→ Records for the task:
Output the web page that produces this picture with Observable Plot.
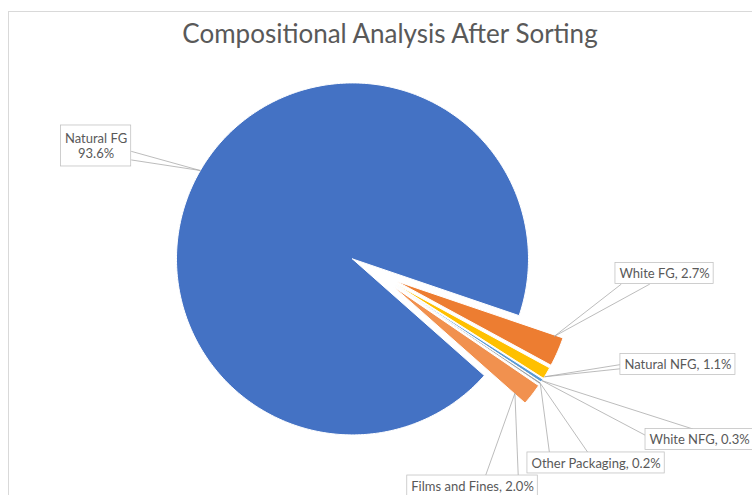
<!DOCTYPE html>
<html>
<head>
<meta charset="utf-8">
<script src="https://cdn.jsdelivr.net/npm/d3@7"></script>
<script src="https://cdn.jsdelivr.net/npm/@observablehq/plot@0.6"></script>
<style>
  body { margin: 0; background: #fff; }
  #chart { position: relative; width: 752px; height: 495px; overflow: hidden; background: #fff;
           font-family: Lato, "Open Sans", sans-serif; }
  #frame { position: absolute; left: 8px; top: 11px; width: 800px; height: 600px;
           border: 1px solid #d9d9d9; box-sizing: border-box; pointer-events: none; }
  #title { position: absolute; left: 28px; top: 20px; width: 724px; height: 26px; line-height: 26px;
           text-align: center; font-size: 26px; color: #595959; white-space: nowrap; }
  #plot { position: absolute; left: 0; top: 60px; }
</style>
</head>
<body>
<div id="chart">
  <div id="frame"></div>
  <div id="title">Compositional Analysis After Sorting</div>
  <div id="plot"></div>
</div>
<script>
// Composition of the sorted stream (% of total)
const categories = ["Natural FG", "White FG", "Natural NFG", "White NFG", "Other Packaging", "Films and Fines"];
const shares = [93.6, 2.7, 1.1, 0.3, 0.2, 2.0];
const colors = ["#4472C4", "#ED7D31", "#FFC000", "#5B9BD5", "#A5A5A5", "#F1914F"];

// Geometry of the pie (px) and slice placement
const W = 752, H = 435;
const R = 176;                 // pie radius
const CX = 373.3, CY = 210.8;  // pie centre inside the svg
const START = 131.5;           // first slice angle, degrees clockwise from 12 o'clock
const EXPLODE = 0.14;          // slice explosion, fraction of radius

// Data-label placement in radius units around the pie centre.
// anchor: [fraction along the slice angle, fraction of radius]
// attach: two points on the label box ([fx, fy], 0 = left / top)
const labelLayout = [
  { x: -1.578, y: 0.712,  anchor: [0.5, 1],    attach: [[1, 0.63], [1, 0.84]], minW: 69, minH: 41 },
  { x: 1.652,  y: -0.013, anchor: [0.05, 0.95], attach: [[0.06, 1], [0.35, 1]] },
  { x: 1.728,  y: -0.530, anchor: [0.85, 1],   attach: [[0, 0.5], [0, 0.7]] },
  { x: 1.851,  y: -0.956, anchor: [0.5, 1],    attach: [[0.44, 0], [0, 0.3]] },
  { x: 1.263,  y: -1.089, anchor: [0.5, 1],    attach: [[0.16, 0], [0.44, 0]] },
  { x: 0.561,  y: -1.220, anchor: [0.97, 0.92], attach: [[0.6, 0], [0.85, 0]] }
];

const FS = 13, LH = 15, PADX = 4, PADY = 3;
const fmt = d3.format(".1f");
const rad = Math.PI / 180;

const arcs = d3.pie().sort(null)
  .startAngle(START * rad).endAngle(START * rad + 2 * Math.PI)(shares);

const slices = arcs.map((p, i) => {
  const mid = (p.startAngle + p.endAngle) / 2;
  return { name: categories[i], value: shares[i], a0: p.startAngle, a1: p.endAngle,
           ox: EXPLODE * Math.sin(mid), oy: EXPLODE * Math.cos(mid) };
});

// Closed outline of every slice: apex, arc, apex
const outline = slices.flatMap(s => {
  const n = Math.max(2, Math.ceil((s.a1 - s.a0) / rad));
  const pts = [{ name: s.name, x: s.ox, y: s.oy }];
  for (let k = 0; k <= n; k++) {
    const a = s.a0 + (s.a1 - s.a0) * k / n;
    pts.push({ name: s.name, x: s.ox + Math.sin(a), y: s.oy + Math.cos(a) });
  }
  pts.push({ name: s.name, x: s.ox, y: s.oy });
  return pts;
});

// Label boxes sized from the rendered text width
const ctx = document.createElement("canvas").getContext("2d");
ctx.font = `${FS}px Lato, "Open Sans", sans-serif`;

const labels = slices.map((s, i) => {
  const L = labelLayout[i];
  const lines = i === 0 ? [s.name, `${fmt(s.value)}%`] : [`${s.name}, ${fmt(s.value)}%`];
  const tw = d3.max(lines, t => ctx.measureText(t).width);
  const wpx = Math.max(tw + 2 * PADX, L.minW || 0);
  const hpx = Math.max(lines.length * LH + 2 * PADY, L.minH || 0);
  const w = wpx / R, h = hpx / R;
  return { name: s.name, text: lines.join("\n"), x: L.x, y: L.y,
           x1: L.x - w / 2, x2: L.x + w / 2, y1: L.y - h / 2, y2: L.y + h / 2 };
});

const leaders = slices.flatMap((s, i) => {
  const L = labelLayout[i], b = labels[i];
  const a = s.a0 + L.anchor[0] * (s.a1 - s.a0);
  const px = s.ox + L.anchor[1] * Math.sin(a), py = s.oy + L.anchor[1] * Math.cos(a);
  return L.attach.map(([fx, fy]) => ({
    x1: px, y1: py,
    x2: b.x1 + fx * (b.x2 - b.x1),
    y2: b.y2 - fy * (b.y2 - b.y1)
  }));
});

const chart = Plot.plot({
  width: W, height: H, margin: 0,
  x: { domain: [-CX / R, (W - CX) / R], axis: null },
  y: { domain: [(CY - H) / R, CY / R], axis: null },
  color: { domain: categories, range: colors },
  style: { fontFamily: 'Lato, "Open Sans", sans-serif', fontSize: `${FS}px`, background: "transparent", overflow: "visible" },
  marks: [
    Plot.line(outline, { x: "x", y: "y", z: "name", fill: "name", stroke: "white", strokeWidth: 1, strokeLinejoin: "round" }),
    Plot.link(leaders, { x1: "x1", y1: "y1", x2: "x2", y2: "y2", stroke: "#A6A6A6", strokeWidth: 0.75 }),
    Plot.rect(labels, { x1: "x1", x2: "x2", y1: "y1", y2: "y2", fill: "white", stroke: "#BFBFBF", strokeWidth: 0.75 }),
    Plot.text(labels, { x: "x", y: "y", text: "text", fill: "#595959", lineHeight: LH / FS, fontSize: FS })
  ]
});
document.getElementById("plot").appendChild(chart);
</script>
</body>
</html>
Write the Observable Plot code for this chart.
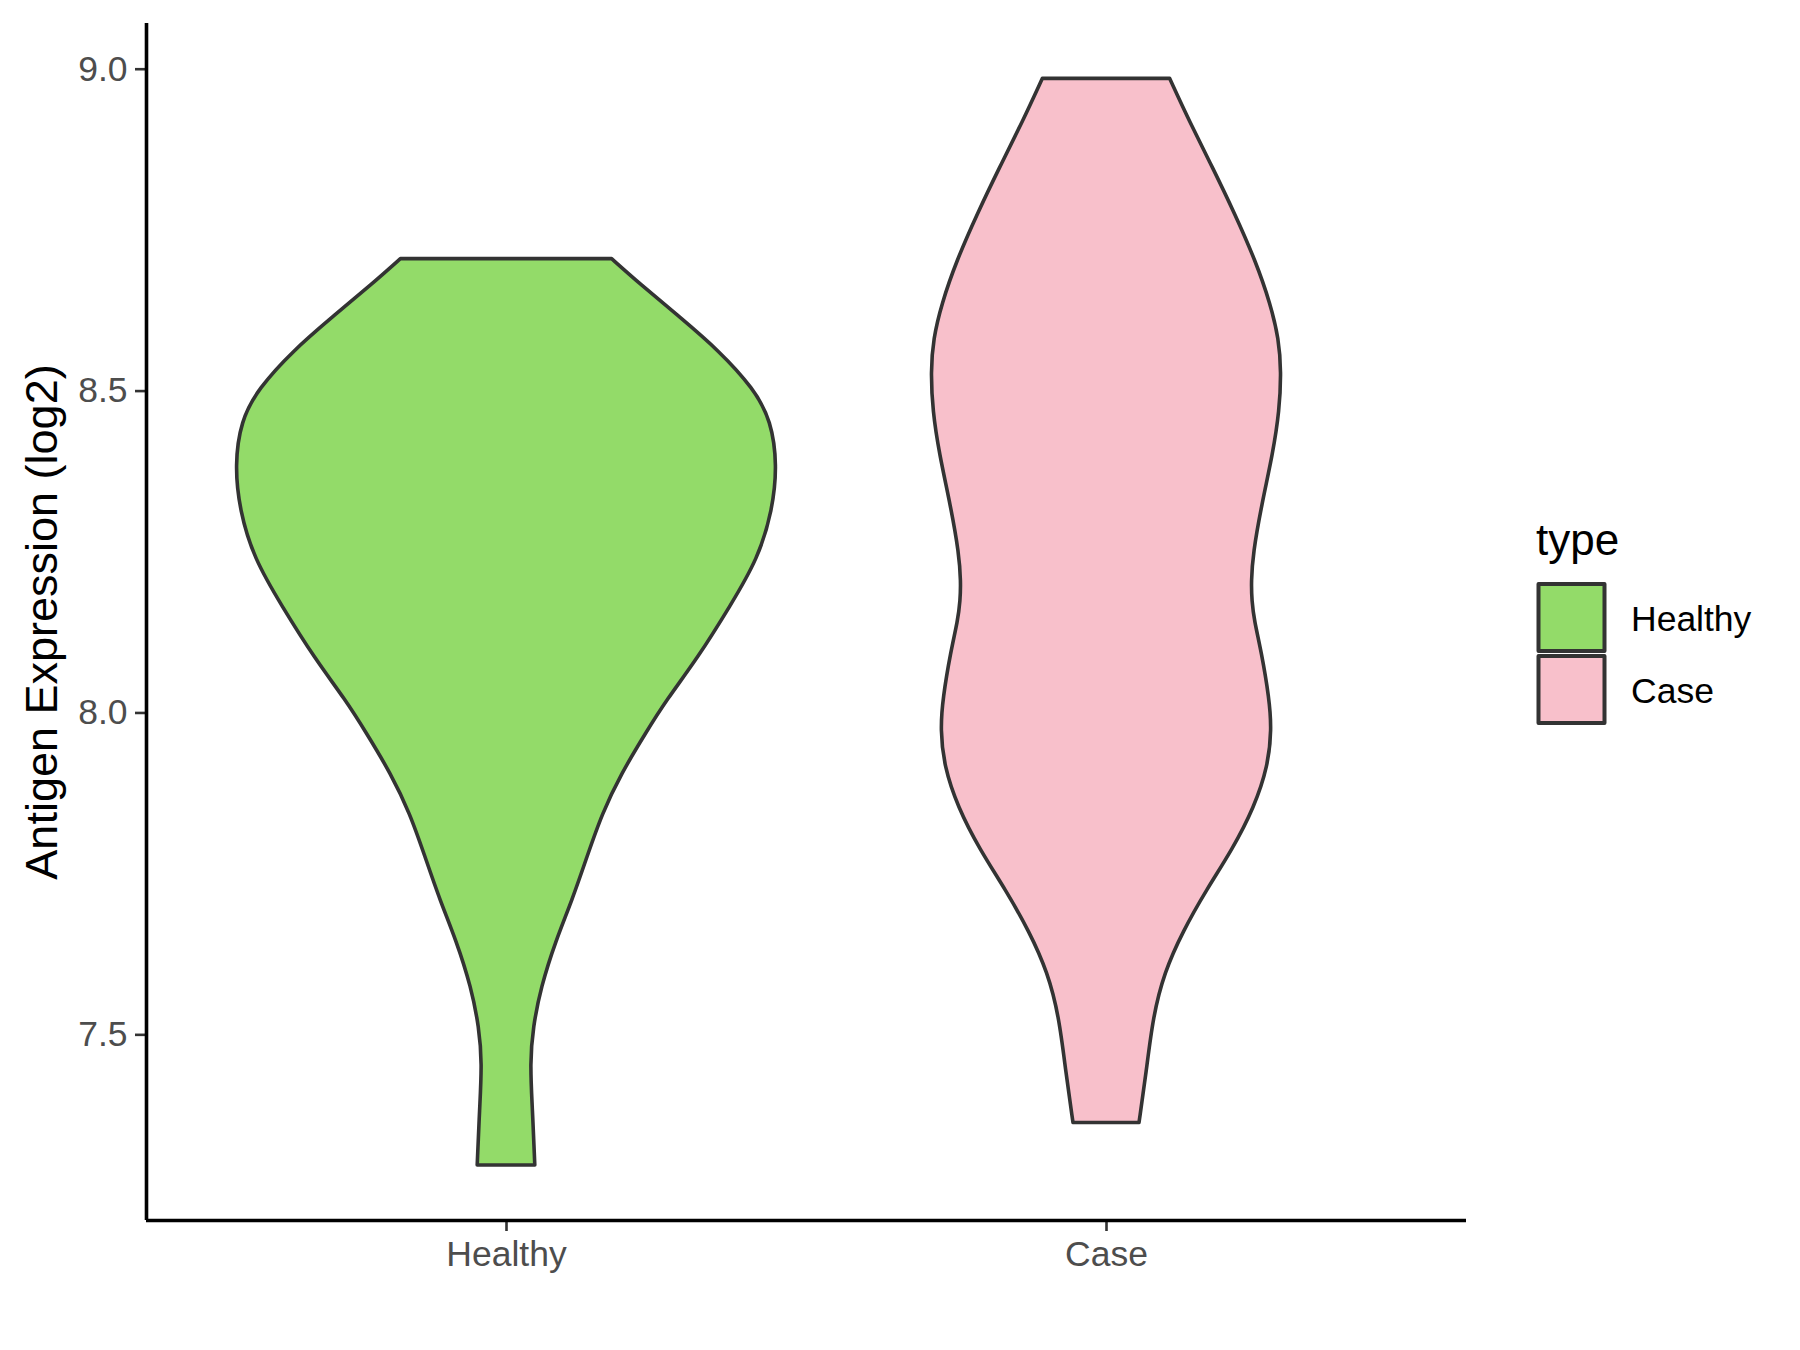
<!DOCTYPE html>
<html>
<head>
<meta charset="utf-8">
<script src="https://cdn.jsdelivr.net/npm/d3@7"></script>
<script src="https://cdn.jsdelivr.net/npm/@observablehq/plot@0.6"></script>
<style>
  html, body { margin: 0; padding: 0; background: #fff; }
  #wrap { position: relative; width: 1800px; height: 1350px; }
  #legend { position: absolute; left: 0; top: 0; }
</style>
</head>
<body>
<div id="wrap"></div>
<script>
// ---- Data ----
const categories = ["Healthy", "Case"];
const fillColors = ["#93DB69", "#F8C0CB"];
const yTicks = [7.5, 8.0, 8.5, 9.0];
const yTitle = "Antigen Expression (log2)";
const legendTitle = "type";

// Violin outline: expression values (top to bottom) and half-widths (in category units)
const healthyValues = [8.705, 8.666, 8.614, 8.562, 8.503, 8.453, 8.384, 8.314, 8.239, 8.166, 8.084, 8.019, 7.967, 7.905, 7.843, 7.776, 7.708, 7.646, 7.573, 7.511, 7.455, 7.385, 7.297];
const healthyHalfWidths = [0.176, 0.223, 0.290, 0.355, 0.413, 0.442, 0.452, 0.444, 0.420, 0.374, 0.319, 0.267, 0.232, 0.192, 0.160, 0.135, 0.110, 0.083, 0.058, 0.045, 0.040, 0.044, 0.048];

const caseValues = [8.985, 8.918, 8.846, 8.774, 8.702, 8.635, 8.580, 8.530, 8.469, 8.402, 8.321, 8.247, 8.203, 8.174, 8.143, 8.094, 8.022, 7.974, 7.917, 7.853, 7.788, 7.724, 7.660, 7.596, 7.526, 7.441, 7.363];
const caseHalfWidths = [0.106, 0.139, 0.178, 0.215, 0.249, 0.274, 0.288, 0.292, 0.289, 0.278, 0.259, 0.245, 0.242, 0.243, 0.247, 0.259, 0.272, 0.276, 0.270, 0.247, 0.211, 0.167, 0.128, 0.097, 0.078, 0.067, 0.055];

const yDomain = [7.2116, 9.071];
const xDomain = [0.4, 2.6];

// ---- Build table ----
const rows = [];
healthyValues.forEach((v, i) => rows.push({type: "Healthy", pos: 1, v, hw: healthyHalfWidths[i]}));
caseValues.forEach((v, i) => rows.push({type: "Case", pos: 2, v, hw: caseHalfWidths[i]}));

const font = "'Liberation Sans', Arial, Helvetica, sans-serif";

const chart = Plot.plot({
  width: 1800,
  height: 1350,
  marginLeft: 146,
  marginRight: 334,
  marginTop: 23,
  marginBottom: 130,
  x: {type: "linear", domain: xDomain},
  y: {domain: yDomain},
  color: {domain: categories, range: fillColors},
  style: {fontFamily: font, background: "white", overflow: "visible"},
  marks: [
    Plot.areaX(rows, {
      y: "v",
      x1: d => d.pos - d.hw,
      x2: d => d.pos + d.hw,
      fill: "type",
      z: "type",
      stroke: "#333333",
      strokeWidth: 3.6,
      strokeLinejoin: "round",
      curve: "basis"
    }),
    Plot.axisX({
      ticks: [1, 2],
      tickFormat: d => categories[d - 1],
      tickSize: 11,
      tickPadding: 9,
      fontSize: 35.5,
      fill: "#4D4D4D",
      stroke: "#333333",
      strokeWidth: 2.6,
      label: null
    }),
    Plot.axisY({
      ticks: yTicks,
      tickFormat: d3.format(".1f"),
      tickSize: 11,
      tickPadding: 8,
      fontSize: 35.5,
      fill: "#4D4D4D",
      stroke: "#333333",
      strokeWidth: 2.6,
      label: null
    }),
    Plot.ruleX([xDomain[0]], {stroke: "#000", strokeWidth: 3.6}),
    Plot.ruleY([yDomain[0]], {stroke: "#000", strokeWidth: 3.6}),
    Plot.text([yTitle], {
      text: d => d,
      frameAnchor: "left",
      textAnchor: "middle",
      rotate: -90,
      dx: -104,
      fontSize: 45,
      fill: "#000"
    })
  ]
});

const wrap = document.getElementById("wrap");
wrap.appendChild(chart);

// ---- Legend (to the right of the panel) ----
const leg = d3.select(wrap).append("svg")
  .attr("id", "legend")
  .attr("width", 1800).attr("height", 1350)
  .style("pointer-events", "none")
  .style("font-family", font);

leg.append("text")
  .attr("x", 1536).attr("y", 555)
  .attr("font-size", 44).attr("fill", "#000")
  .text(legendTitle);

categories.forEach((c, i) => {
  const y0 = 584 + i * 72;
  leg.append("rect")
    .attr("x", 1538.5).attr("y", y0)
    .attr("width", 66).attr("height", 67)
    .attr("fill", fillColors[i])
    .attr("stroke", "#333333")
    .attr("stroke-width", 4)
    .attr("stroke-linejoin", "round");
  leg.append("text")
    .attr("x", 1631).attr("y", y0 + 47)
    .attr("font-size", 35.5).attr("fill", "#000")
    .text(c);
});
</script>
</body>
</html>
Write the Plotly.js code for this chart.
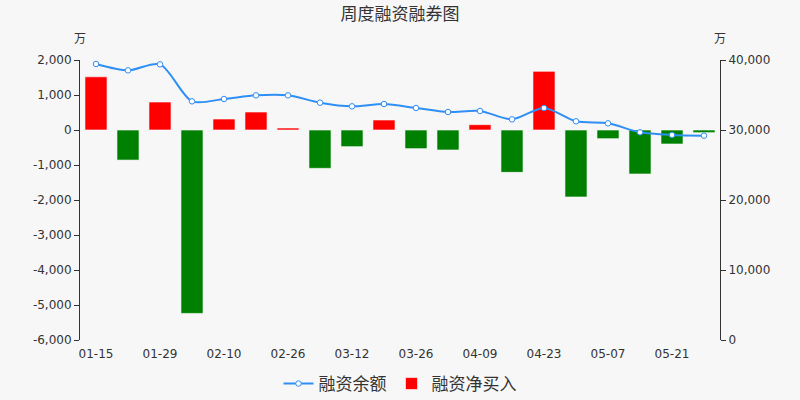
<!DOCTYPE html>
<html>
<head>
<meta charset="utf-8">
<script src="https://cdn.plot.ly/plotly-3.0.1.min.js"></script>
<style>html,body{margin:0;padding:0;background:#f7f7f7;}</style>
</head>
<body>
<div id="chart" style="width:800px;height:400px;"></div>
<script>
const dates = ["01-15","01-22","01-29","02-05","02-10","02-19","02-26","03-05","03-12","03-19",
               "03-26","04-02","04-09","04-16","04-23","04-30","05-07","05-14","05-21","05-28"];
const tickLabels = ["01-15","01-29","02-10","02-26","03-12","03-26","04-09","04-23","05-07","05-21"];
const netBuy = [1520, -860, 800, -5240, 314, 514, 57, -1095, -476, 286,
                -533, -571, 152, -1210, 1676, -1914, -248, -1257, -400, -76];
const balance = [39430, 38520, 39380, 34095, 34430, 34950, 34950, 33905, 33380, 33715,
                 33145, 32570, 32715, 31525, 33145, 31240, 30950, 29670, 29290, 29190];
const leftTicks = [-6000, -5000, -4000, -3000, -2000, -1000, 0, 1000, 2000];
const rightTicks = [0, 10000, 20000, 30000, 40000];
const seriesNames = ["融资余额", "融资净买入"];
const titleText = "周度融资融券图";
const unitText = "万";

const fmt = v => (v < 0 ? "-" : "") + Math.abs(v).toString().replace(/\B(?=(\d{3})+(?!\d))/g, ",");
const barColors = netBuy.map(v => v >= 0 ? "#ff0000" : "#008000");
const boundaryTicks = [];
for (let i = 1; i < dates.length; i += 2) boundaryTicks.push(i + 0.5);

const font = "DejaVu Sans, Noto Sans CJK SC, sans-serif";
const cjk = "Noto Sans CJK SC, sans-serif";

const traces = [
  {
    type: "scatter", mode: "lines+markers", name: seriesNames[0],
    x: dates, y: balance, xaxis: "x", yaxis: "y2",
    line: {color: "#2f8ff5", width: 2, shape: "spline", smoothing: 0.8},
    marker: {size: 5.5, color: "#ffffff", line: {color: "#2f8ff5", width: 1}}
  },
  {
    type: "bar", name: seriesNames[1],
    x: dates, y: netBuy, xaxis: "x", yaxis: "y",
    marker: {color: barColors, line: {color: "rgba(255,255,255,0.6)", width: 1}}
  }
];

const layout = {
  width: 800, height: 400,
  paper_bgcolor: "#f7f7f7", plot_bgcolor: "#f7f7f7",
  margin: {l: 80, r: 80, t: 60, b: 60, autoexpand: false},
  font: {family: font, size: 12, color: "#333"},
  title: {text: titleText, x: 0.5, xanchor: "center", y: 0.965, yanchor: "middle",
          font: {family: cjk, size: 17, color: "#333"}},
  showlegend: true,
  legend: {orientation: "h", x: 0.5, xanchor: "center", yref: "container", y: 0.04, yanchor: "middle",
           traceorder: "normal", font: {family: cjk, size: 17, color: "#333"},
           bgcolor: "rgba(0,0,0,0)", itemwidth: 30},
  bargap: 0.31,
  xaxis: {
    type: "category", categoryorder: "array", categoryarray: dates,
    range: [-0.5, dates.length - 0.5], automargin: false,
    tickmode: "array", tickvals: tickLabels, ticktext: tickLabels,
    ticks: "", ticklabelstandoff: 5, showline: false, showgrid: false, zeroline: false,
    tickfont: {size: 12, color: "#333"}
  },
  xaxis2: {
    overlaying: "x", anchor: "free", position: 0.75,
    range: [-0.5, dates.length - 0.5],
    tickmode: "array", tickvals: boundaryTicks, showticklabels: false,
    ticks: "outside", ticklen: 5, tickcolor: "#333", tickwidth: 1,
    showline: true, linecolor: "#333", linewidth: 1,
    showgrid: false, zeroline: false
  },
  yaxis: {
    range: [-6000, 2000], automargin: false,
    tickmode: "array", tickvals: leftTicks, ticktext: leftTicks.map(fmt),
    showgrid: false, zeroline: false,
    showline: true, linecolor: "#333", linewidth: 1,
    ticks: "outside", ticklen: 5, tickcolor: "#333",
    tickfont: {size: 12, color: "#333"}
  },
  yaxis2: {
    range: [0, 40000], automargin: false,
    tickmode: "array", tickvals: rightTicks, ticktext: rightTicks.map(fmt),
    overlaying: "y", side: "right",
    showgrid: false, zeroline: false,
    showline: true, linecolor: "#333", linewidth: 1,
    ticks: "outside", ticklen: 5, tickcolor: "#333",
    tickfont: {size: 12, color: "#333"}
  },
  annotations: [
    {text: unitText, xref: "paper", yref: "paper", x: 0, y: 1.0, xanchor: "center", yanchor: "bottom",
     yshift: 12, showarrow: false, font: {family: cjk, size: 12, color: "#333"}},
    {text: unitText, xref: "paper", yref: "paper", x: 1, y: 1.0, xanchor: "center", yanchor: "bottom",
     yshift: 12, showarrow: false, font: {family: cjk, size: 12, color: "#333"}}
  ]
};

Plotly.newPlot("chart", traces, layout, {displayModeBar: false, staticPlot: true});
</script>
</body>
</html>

→ To do: Locate the word "Write" in the data above. Copy every line carrying it.

→ Solved exercise:
Write the Observable Plot code for this chart.
Write the Plotly.js code for this chart.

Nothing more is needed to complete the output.